* _WRITTEN EXERCISE_:
Write out the material again word for word, dropping any images it holds.

◆ ◆ ◆

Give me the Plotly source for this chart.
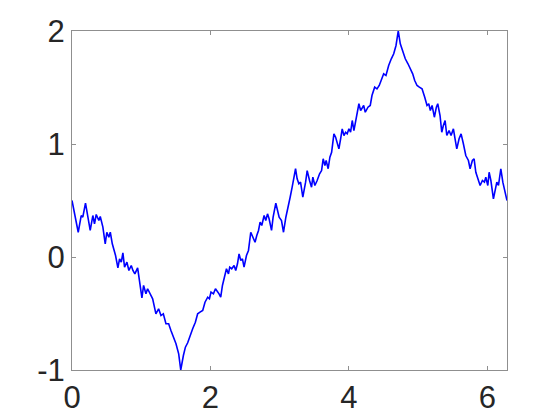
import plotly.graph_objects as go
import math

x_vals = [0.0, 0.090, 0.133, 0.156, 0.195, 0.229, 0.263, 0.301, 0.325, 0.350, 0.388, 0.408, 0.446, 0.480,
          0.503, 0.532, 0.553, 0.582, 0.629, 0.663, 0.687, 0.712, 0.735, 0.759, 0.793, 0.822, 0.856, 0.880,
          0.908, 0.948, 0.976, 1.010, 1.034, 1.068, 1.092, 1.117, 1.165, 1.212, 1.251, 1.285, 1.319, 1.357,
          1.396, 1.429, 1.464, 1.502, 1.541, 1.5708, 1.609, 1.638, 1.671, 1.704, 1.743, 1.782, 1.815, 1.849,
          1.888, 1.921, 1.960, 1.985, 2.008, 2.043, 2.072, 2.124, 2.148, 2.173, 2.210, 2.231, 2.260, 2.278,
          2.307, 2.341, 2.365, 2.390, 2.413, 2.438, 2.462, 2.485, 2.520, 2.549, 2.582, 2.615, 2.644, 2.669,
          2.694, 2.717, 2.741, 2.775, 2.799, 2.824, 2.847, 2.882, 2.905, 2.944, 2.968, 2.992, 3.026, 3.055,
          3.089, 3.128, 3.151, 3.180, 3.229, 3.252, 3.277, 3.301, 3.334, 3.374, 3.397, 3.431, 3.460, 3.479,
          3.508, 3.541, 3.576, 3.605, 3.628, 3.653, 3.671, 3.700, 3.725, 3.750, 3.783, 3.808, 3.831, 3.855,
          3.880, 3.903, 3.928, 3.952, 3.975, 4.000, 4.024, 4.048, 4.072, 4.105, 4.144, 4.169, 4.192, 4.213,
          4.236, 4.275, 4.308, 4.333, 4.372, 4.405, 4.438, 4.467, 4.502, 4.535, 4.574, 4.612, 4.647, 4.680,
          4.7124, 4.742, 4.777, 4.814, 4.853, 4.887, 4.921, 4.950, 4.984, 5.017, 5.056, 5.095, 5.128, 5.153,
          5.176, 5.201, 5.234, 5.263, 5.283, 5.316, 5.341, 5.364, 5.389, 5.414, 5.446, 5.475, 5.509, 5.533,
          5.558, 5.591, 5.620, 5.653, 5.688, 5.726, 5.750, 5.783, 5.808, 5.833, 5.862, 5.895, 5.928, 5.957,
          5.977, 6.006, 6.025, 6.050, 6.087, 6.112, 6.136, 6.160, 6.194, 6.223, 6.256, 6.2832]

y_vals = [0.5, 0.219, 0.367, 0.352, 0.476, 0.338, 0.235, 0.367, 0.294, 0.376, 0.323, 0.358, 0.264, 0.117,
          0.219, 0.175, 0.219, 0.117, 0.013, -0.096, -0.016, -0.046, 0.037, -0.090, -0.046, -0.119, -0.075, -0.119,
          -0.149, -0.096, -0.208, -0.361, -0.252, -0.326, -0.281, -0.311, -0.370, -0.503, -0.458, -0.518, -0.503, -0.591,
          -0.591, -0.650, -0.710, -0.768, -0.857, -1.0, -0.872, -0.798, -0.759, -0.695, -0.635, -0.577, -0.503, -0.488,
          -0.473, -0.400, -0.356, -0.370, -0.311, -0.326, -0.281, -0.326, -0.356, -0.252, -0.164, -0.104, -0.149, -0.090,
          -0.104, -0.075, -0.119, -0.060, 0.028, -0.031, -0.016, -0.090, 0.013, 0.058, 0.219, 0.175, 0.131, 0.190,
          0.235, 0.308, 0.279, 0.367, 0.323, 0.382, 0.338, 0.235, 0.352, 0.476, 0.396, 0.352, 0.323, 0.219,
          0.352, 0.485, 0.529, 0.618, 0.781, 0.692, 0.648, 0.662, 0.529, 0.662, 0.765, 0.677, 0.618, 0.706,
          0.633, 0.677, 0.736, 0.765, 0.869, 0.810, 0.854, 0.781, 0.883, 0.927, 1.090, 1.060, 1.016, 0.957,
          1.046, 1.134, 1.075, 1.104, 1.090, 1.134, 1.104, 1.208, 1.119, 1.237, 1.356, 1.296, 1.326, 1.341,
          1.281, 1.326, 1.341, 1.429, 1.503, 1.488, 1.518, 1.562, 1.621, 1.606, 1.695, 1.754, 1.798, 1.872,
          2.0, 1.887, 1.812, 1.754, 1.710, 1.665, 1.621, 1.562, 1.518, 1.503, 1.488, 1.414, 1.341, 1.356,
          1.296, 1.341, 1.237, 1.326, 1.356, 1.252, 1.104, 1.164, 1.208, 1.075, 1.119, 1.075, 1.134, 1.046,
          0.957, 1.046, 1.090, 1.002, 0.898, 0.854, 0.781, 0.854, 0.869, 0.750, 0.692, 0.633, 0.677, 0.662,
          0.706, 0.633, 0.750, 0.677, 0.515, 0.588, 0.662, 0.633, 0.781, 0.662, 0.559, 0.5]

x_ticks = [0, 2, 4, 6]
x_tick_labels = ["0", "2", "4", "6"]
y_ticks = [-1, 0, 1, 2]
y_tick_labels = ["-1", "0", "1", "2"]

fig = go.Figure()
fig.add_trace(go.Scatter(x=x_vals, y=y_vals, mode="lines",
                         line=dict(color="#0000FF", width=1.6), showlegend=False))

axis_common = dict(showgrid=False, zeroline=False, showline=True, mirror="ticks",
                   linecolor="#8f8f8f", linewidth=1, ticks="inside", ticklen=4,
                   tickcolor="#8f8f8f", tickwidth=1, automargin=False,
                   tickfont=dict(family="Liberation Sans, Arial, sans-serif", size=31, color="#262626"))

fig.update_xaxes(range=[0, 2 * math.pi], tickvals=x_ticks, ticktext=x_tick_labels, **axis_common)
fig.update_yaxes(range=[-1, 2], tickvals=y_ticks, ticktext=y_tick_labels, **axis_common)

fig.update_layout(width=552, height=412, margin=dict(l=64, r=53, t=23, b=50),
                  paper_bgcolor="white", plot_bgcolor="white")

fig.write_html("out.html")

◆ ◆ ◆

* _TASK SOLUTION_:
Give me the Plotly source for this chart.
import plotly.graph_objects as go
import math

x_vals = [0.0, 0.090, 0.133, 0.156, 0.195, 0.229, 0.263, 0.301, 0.325, 0.350, 0.388, 0.408, 0.446, 0.480,
          0.503, 0.532, 0.553, 0.582, 0.629, 0.663, 0.687, 0.712, 0.735, 0.759, 0.793, 0.822, 0.856, 0.880,
          0.908, 0.948, 0.976, 1.010, 1.034, 1.068, 1.092, 1.117, 1.165, 1.212, 1.251, 1.285, 1.319, 1.357,
          1.396, 1.429, 1.464, 1.502, 1.541, 1.5708, 1.609, 1.638, 1.671, 1.704, 1.743, 1.782, 1.815, 1.849,
          1.888, 1.921, 1.960, 1.985, 2.008, 2.043, 2.072, 2.124, 2.148, 2.173, 2.210, 2.231, 2.260, 2.278,
          2.307, 2.341, 2.365, 2.390, 2.413, 2.438, 2.462, 2.485, 2.520, 2.549, 2.582, 2.615, 2.644, 2.669,
          2.694, 2.717, 2.741, 2.775, 2.799, 2.824, 2.847, 2.882, 2.905, 2.944, 2.968, 2.992, 3.026, 3.055,
          3.089, 3.128, 3.151, 3.180, 3.229, 3.252, 3.277, 3.301, 3.334, 3.374, 3.397, 3.431, 3.460, 3.479,
          3.508, 3.541, 3.576, 3.605, 3.628, 3.653, 3.671, 3.700, 3.725, 3.750, 3.783, 3.808, 3.831, 3.855,
          3.880, 3.903, 3.928, 3.952, 3.975, 4.000, 4.024, 4.048, 4.072, 4.105, 4.144, 4.169, 4.192, 4.213,
          4.236, 4.275, 4.308, 4.333, 4.372, 4.405, 4.438, 4.467, 4.502, 4.535, 4.574, 4.612, 4.647, 4.680,
          4.7124, 4.742, 4.777, 4.814, 4.853, 4.887, 4.921, 4.950, 4.984, 5.017, 5.056, 5.095, 5.128, 5.153,
          5.176, 5.201, 5.234, 5.263, 5.283, 5.316, 5.341, 5.364, 5.389, 5.414, 5.446, 5.475, 5.509, 5.533,
          5.558, 5.591, 5.620, 5.653, 5.688, 5.726, 5.750, 5.783, 5.808, 5.833, 5.862, 5.895, 5.928, 5.957,
          5.977, 6.006, 6.025, 6.050, 6.087, 6.112, 6.136, 6.160, 6.194, 6.223, 6.256, 6.2832]

y_vals = [0.5, 0.219, 0.367, 0.352, 0.476, 0.338, 0.235, 0.367, 0.294, 0.376, 0.323, 0.358, 0.264, 0.117,
          0.219, 0.175, 0.219, 0.117, 0.013, -0.096, -0.016, -0.046, 0.037, -0.090, -0.046, -0.119, -0.075, -0.119,
          -0.149, -0.096, -0.208, -0.361, -0.252, -0.326, -0.281, -0.311, -0.370, -0.503, -0.458, -0.518, -0.503, -0.591,
          -0.591, -0.650, -0.710, -0.768, -0.857, -1.0, -0.872, -0.798, -0.759, -0.695, -0.635, -0.577, -0.503, -0.488,
          -0.473, -0.400, -0.356, -0.370, -0.311, -0.326, -0.281, -0.326, -0.356, -0.252, -0.164, -0.104, -0.149, -0.090,
          -0.104, -0.075, -0.119, -0.060, 0.028, -0.031, -0.016, -0.090, 0.013, 0.058, 0.219, 0.175, 0.131, 0.190,
          0.235, 0.308, 0.279, 0.367, 0.323, 0.382, 0.338, 0.235, 0.352, 0.476, 0.396, 0.352, 0.323, 0.219,
          0.352, 0.485, 0.529, 0.618, 0.781, 0.692, 0.648, 0.662, 0.529, 0.662, 0.765, 0.677, 0.618, 0.706,
          0.633, 0.677, 0.736, 0.765, 0.869, 0.810, 0.854, 0.781, 0.883, 0.927, 1.090, 1.060, 1.016, 0.957,
          1.046, 1.134, 1.075, 1.104, 1.090, 1.134, 1.104, 1.208, 1.119, 1.237, 1.356, 1.296, 1.326, 1.341,
          1.281, 1.326, 1.341, 1.429, 1.503, 1.488, 1.518, 1.562, 1.621, 1.606, 1.695, 1.754, 1.798, 1.872,
          2.0, 1.887, 1.812, 1.754, 1.710, 1.665, 1.621, 1.562, 1.518, 1.503, 1.488, 1.414, 1.341, 1.356,
          1.296, 1.341, 1.237, 1.326, 1.356, 1.252, 1.104, 1.164, 1.208, 1.075, 1.119, 1.075, 1.134, 1.046,
          0.957, 1.046, 1.090, 1.002, 0.898, 0.854, 0.781, 0.854, 0.869, 0.750, 0.692, 0.633, 0.677, 0.662,
          0.706, 0.633, 0.750, 0.677, 0.515, 0.588, 0.662, 0.633, 0.781, 0.662, 0.559, 0.5]

x_ticks = [0, 2, 4, 6]
x_tick_labels = ["0", "2", "4", "6"]
y_ticks = [-1, 0, 1, 2]
y_tick_labels = ["-1", "0", "1", "2"]

fig = go.Figure()
fig.add_trace(go.Scatter(x=x_vals, y=y_vals, mode="lines",
                         line=dict(color="#0000FF", width=1.6), showlegend=False))

axis_common = dict(showgrid=False, zeroline=False, showline=True, mirror="ticks",
                   linecolor="#8f8f8f", linewidth=1, ticks="inside", ticklen=4,
                   tickcolor="#8f8f8f", tickwidth=1, automargin=False,
                   tickfont=dict(family="Liberation Sans, Arial, sans-serif", size=31, color="#262626"))

fig.update_xaxes(range=[0, 2 * math.pi], tickvals=x_ticks, ticktext=x_tick_labels, **axis_common)
fig.update_yaxes(range=[-1, 2], tickvals=y_ticks, ticktext=y_tick_labels, **axis_common)

fig.update_layout(width=552, height=412, margin=dict(l=64, r=53, t=23, b=50),
                  paper_bgcolor="white", plot_bgcolor="white")

fig.write_html("out.html")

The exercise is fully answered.